Christian lays it out to Ana:

 The ownership thing, that’s just terminology and goes back to the principle of obeying. It’s to get you into the right frame of mind, to understand where I’m coming from. And I want you to know that as soon as you cross my threshold as my submissive, I will do what I like to you. You have to accept that and willingly. That’s why you have to trust me. I will fuck you, any time, any way, I want – anywhere I want. I will discipline you, because you will screw up. I will train you to please me.

CFMs on face

Give it back to him Ana!

SUBMISSIVE or BITCH?

Strangely, I’m pretty sure the reading audience for each of these books is similar.

What the hell is going on here … this doesn’t make sense, does it?

Trying to understand the wickedly confusing female psyche, I made myself read both books – such torture for a man to read about explicit sex with beautiful women.

Obviously, I’m now an expert peeking over the other side of the fence knowing exactly what women REALLY want in their men and relationships.

And the short answer is? I have NO IDEA!

Actually, that’s not true. I do have an idea, so hear me out.

Our GREY girl Ana is subservient and plays the submissive princess in the Grey castle where he holds the economic clout and other levers of control. Eventually, like a hostage with Stockholm Syndrome, Ana comes to love Christian and his sexy wicked ways.

The BITCH girl is no one’s bitch. She pays her own way and supports her own castle. As the BITCH says: Work=Money=The ability to choose the way you want to be treated=Personal Control=Dignity. 

These are two hugely popular books with enormous numbers of (predominantly) female followers. And yet, two very different views of how men and women relate on a personal and intimately sexual level.

Contradictory? Yep.
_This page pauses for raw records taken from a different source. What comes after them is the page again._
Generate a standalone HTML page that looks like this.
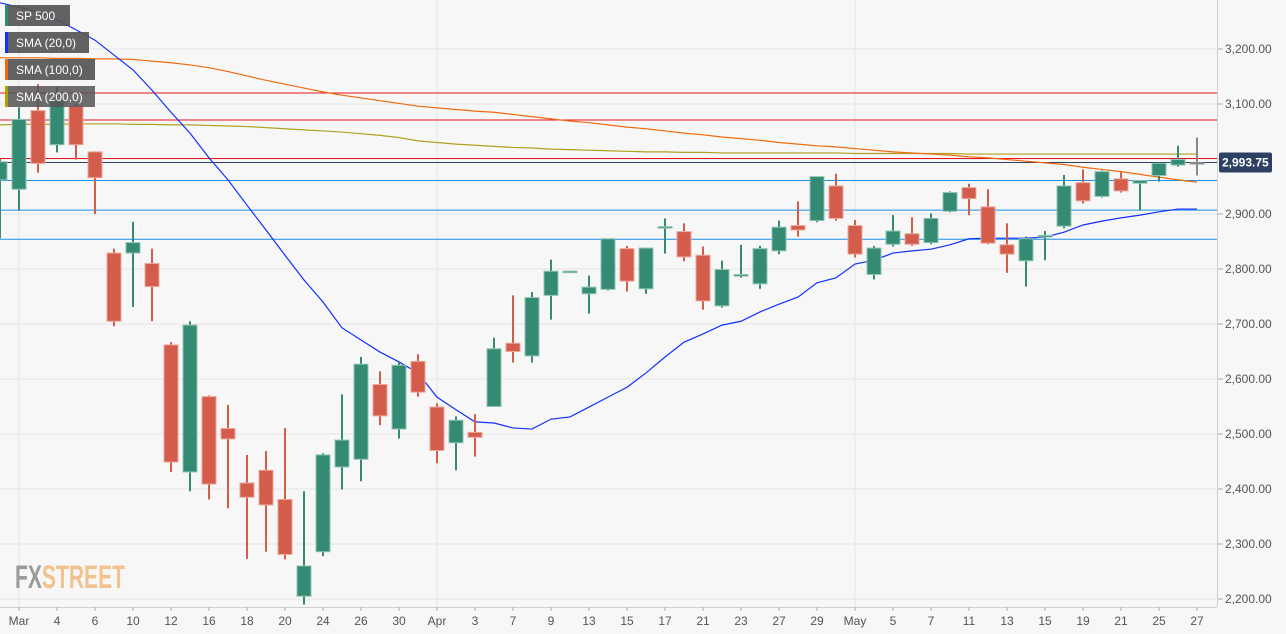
<!DOCTYPE html>
<html><head><meta charset="utf-8"><style>
body{margin:0;background:#f7f7f7;}
svg{display:block;font-family:"Liberation Sans",sans-serif;}
</style></head><body>
<svg id="chart" width="1286" height="634">
<rect x="0" y="0" width="1286" height="634" fill="#f7f7f7"/>
<g id="grid"></g>
<g id="hlines"></g>
<g id="smas"></g>
<g id="candles"></g>
<g id="axes"></g>
<g>
<text x="15" y="588" font-size="32" font-weight="bold" fill="#9a9a9a" textLength="110" lengthAdjust="spacingAndGlyphs">FX<tspan fill="#f2c38f">STREET</tspan></text>
</g>
<g>
<g><rect x="5" y="5" width="65" height="21" fill="#555" opacity="0.92"/><rect x="5" y="5" width="3" height="21" fill="#358a73"/><text x="16" y="20" font-size="12" fill="#fff">SP 500</text></g>
<g><rect x="5" y="32" width="84" height="21" fill="#555" opacity="0.92"/><rect x="5" y="32" width="3" height="21" fill="#1030ff"/><text x="16" y="47" font-size="12" fill="#fff">SMA (20,0)</text></g>
<g><rect x="5" y="59" width="90" height="21" fill="#555" opacity="0.92"/><rect x="5" y="59" width="3" height="21" fill="#f06a10"/><text x="16" y="74" font-size="12" fill="#fff">SMA (100,0)</text></g>
<g><rect x="5" y="86" width="90" height="21" fill="#555" opacity="0.85"/><rect x="5" y="86" width="3" height="21" fill="#b0a000"/><text x="16" y="101" font-size="12" fill="#fff">SMA (200,0)</text></g>
</g>
</svg>
<script>
const xLabels=["Mar","4","6","10","12","16","18","20","24","26","30","Apr","3","7","9","13","15","17","21","23","27","29","May","5","7","11","13","15","19","21","25","27"];
const yTicks=[3200,3100,3000,2900,2800,2700,2600,2500,2400,2300,2200];
const opens=[2962,2945,3088,3026,3096,3013,2829,2829,2810,2662,2431,2568,2510,2411,2434,2381,2205,2286,2440,2454,2590,2509,2632,2549,2484,2503,2550,2665,2642,2752,2795,2755,2763,2837,2764,2875,2868,2825,2733,2787,2773,2833,2879,2888,2951,2879,2790,2845,2864,2848,2905,2948,2913,2844,2815,2858,2878,2957,2932,2964,2956,2970,2989,2993.5];
const highs=[3000,3094,3136,3131,3101,3014,2837,2886,2837,2667,2705,2570,2553,2462,2469,2511,2396,2465,2572,2640,2614,2630,2645,2556,2532,2536,2675,2752,2758,2817,2797,2788,2855,2842,2839,2892,2883,2841,2815,2844,2842,2888,2923,2968,2973,2889,2842,2898,2894,2901,2941,2955,2945,2883,2859,2869,2971,2981,2979,2976,2961,2993,3024,3039];
const lows=[2856,2906,2975,3012,2999,2900,2696,2731,2705,2431,2396,2381,2365,2273,2286,2272,2190,2278,2399,2414,2516,2492,2568,2447,2434,2459,2550,2630,2630,2708,2794,2719,2761,2759,2755,2828,2814,2726,2730,2784,2764,2827,2859,2885,2888,2821,2781,2841,2842,2845,2903,2898,2845,2793,2768,2816,2874,2919,2930,2939,2907,2959,2986,2970];
const closes=[2995,3072,2992,3105,3026,2966,2705,2848,2768,2449,2698,2409,2491,2385,2371,2281,2260,2462,2489,2627,2533,2625,2576,2470,2525,2494,2655,2650,2748,2796,2796,2767,2855,2778,2838,2877,2822,2742,2799,2790,2837,2876,2871,2968,2892,2827,2838,2869,2845,2892,2939,2928,2847,2827,2855,2861,2951,2924,2977,2942,2961,2992,2999,2993.75];
const sma20=[3284,3276,3267,3253,3235,3216,3189,3162,3125,3085,3047,3002,2962,2916,2871,2825,2780,2740,2693,2671,2649,2631,2611,2567,2544,2522,2520,2511,2509,2527,2531,2549,2567,2585,2611,2640,2667,2682,2698,2705,2722,2736,2749,2775,2784,2809,2816,2829,2833,2836,2844,2855,2856,2856,2856,2858,2867,2880,2887,2893,2898,2904,2909,2909];
const sma100=[3184,3184,3184,3183,3183,3182,3182,3181,3178,3175,3171,3166,3159,3151,3143,3136,3129,3122,3116,3111,3106,3101,3096,3093,3090,3087,3085,3081,3077,3073,3069,3066,3062,3058,3055,3051,3047,3044,3040,3037,3034,3030,3027,3024,3022,3019,3016,3013,3011,3009,3007,3004,3002,2999,2996,2993,2990,2985,2981,2977,2972,2967,2962,2958];
const sma200=[3062,3063,3063,3063,3064,3064,3064,3063,3063,3062,3062,3061,3060,3059,3057,3055,3053,3051,3049,3046,3043,3039,3033,3030,3027,3025,3023,3021,3020,3018,3017,3016,3015,3014,3013,3013,3012,3012,3011,3011,3011,3011,3011,3011,3011,3010,3010,3010,3010,3010,3010,3009,3009,3009,3009,3009,3009,3009,3009,3009,3009,3009,3009,3009];
const levelValues=[3120,3071,3001];
const supportValues=[2961,2907,2854];
const lastPrice=2993.75;

const NS="http://www.w3.org/2000/svg";
function X(k){return 19+19*(k-1);}
function Y(v){return 49+(3200-v)*0.55;}
function mk(tag,attrs,parent){const e=document.createElementNS(NS,tag);for(const a in attrs)e.setAttribute(a,attrs[a]);parent.appendChild(e);return e;}
const PW=1217,PH=607;
const grid=document.getElementById('grid');
yTicks.forEach(v=>{const l=mk('line',{x1:0,x2:PW,y1:Y(v),y2:Y(v),stroke:'#e4e4e4','stroke-width':1},grid);

});
[1,23,45].forEach(k=>{const l=mk('line',{x1:X(k),x2:X(k),y1:0,y2:PH,stroke:'#e4e4e4','stroke-width':1},grid);

});
const hl=document.getElementById('hlines');
levelValues.forEach(v=>{const l=mk('line',{x1:0,x2:PW,y1:Y(v),y2:Y(v),stroke:'#e8141c','stroke-width':1},hl);

});
supportValues.forEach(v=>{const l=mk('line',{x1:0,x2:PW,y1:Y(v),y2:Y(v),stroke:'#1a8fe8','stroke-width':1},hl);

});
const pl=mk('line',{x1:0,x2:PW,y1:Y(lastPrice),y2:Y(lastPrice),stroke:'#2d4063','stroke-width':1},hl);


const sg=document.getElementById('smas');
function poly(arr,color,name){const p=mk('polyline',{points:arr.map((v,k)=>X(k)+','+Y(v)).join(' '),fill:'none',stroke:color,'stroke-width':1.2},sg);

}
poly(sma200,'#b0a020','sma-200-line');
poly(sma100,'#f06a10','sma-100-line');
poly(sma20,'#1030ff','sma-20-line');
const cg=document.getElementById('candles');
opens.forEach((o,k)=>{const c=closes[k];const d=c-o;
let col=d>0.8?'#358a73':(d<-0.8?'#d35c4a':'#888');
let stroke=d>0.8?'#8fc4b5':(d<-0.8?'#eda79c':'#888');
const g=mk('g',{},cg);


mk('line',{x1:X(k),x2:X(k),y1:Y(highs[k]),y2:Y(lows[k]),stroke:col,'stroke-width':2},g);
const top=Y(Math.max(o,c)),bot=Y(Math.min(o,c));
mk('rect',{x:X(k)-7,y:top,width:14,height:Math.max(bot-top,1.5),fill:col,stroke:stroke,'stroke-width':1},g);});
const ax=document.getElementById('axes');
mk('rect',{x:PW,y:0,width:69,height:634,fill:'#f7f7f7'},ax);
mk('rect',{x:0,y:PH,width:1286,height:27,fill:'#f7f7f7'},ax);
mk('line',{x1:PW+0.5,x2:PW+0.5,y1:0,y2:PH,stroke:'#cfcfcf'},ax);
mk('line',{x1:0,x2:PW,y1:PH+0.5,y2:PH+0.5,stroke:'#cfcfcf'},ax);
yTicks.forEach(v=>{mk('line',{x1:PW+1,x2:PW+6,y1:Y(v),y2:Y(v),stroke:'#aaa'},ax);
const t=mk('text',{x:PW+8,y:Y(v)+4,'font-size':12,fill:'#555'},ax);
t.textContent=v.toLocaleString('en-US',{minimumFractionDigits:2});

});
xLabels.forEach((s,j)=>{const k=1+2*j;mk('line',{x1:X(k),x2:X(k),y1:PH,y2:PH+4,stroke:'#aaa'},ax);
const t=mk('text',{x:X(k),y:625,'font-size':12,fill:'#555','text-anchor':'middle'},ax);
t.textContent=s;

});
const pb=mk('g',{},ax);


mk('rect',{x:PW+2,y:Y(lastPrice)-10,width:53,height:20,fill:'#2d4063',rx:2},pb);
const pt=mk('text',{x:PW+5,y:Y(lastPrice)+4,'font-size':12,'font-weight':'bold',fill:'#fff'},pb);
pt.textContent=lastPrice.toLocaleString('en-US',{minimumFractionDigits:2});
</script>
</body></html>
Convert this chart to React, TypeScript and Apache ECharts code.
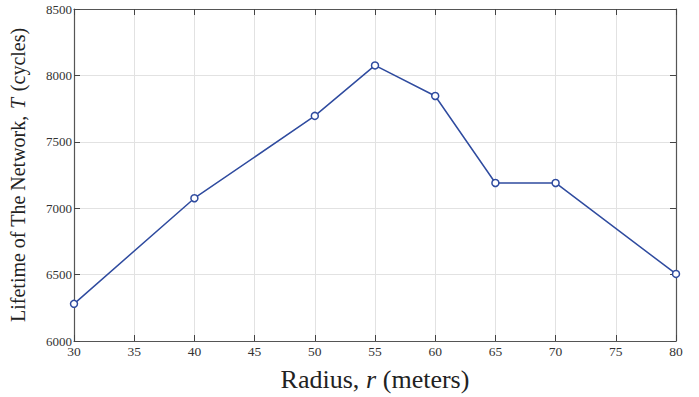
import React, { useEffect, useRef } from "react";
import * as echarts from "echarts";

const radius = [30, 40, 50, 55, 60, 65, 70, 80];
const lifetime = [6280, 7075, 7695, 8075, 7845, 7190, 7190, 6505];
const xTicks = [30, 35, 40, 45, 50, 55, 60, 65, 70, 75, 80];
const yTicks = [6000, 6500, 7000, 7500, 8000, 8500];

const FONT = "'Liberation Serif', 'DejaVu Serif', serif";
const LINE = "#2F4B9F";

export default function App() {
  const ref = useRef<HTMLDivElement>(null);
  useEffect(() => {
    document.body.style.margin = "0";
    document.body.style.overflow = "hidden";
    document.documentElement.style.overflow = "hidden";
    if (!ref.current) return;
    const chart = echarts.init(ref.current, null, { renderer: "svg" });
    const axisLine = { show: true, lineStyle: { color: "#555", width: 1.2 } };
    const axisTick = { show: true, inside: true, length: 6, lineStyle: { color: "#444", width: 1 } };
    chart.setOption({
      animation: false,
      backgroundColor: "#fff",
      grid: { left: 74, right: 23, top: 9, bottom: 56, containLabel: false, outerBoundsMode: "none" },
      xAxis: [
        {
          type: "value",
          min: xTicks[0],
          max: xTicks[xTicks.length - 1],
          interval: 5,
          axisLine,
          axisTick,
          axisLabel: { fontFamily: FONT, fontSize: 13.5, color: "#333", margin: 3, formatter: (v: number) => String(v) },
          splitLine: { show: true, lineStyle: { color: "#e2e2e2", width: 1 } },
          name: "{n|Radius,}  {i|r}  {n|(meters)}",
          nameLocation: "middle",
          nameGap: 24,
          nameTextStyle: {
            lineHeight: 28,
            rich: {
              n: { fontFamily: FONT, fontSize: 26, lineHeight: 28, color: "#222" },
              i: { fontFamily: FONT, fontSize: 26, lineHeight: 28, fontStyle: "italic", color: "#222" },
            },
          },
        },
        {
          type: "value",
          position: "top",
          min: xTicks[0],
          max: xTicks[xTicks.length - 1],
          interval: 5,
          axisLine,
          axisTick,
          axisLabel: { show: false },
          splitLine: { show: false },
        },
      ],
      yAxis: [
        {
          type: "value",
          min: yTicks[0],
          max: yTicks[yTicks.length - 1],
          interval: 500,
          axisLine,
          axisTick,
          axisLabel: { fontFamily: FONT, fontSize: 13, color: "#333", margin: 2, formatter: (v: number) => String(v) },
          splitLine: { show: true, lineStyle: { color: "#e2e2e2", width: 1 } },
          name: "{n|Lifetime of The Network,}  {i|T}  {n|(cycles)}",
          nameLocation: "middle",
          nameRotate: 90,
          nameGap: 45,
          nameTextStyle: {
            lineHeight: 22,
            rich: {
              n: { fontFamily: FONT, fontSize: 20, lineHeight: 22, color: "#222" },
              i: { fontFamily: FONT, fontSize: 20, lineHeight: 22, fontStyle: "italic", color: "#222" },
            },
          },
        },
        {
          type: "value",
          position: "right",
          min: yTicks[0],
          max: yTicks[yTicks.length - 1],
          interval: 500,
          axisLine,
          axisTick,
          axisLabel: { show: false },
          splitLine: { show: false },
        },
      ],
      series: [
        {
          type: "line",
          data: radius.map((r, i) => [r, lifetime[i]]),
          symbol: "circle",
          symbolSize: 7,
          showSymbol: true,
          lineStyle: { color: LINE, width: 1.5 },
          itemStyle: { color: "#fff", borderColor: LINE, borderWidth: 1.5 },
          emphasis: { disabled: true },
        },
      ],
    });
    return () => chart.dispose();
  }, []);
  return <div ref={ref} style={{ width: 699, height: 397 }} />;
}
But it comes down to this:

We love fantasy as a way of spicing up our lives.

We daydream, we nightdream, we fantasize, we blush inside and conjure up erotic images that we share with absolutely no one – I mean no one – in our real-life world.

It’s a little sweet, chocolate treat we give to ourselves to make our sometimes daily drudgery of working and shopping and cooking and cleaning and vanilla sex tolerable.

50 Shades, like many movies we adore, floats those forbidden fantasies that dwell down deep upwards to the surface and scratches the nagging itch of our inner kinky beings.

But even fantasy-driven people come back to their steady, earthly selves when reading BITCHES, knowing that life – REAL LIFE – is about respect and equality.

Think of it this way:

  • 50 SHADES OF GREY is the Lusty Lord of the Rings trilogy, Star Wars of Sex, Indiana Jones of Intercourse.
  • WHY MEN LOVE BITCHES is the PBS documentary NOVA or Nature of Things or Home Improvement episode.

Sex Wars

 

Before a woman starts into 50 Shades, she’s a rational, documentarian bitch, a librarian with glasses and hair tied up prim and proper.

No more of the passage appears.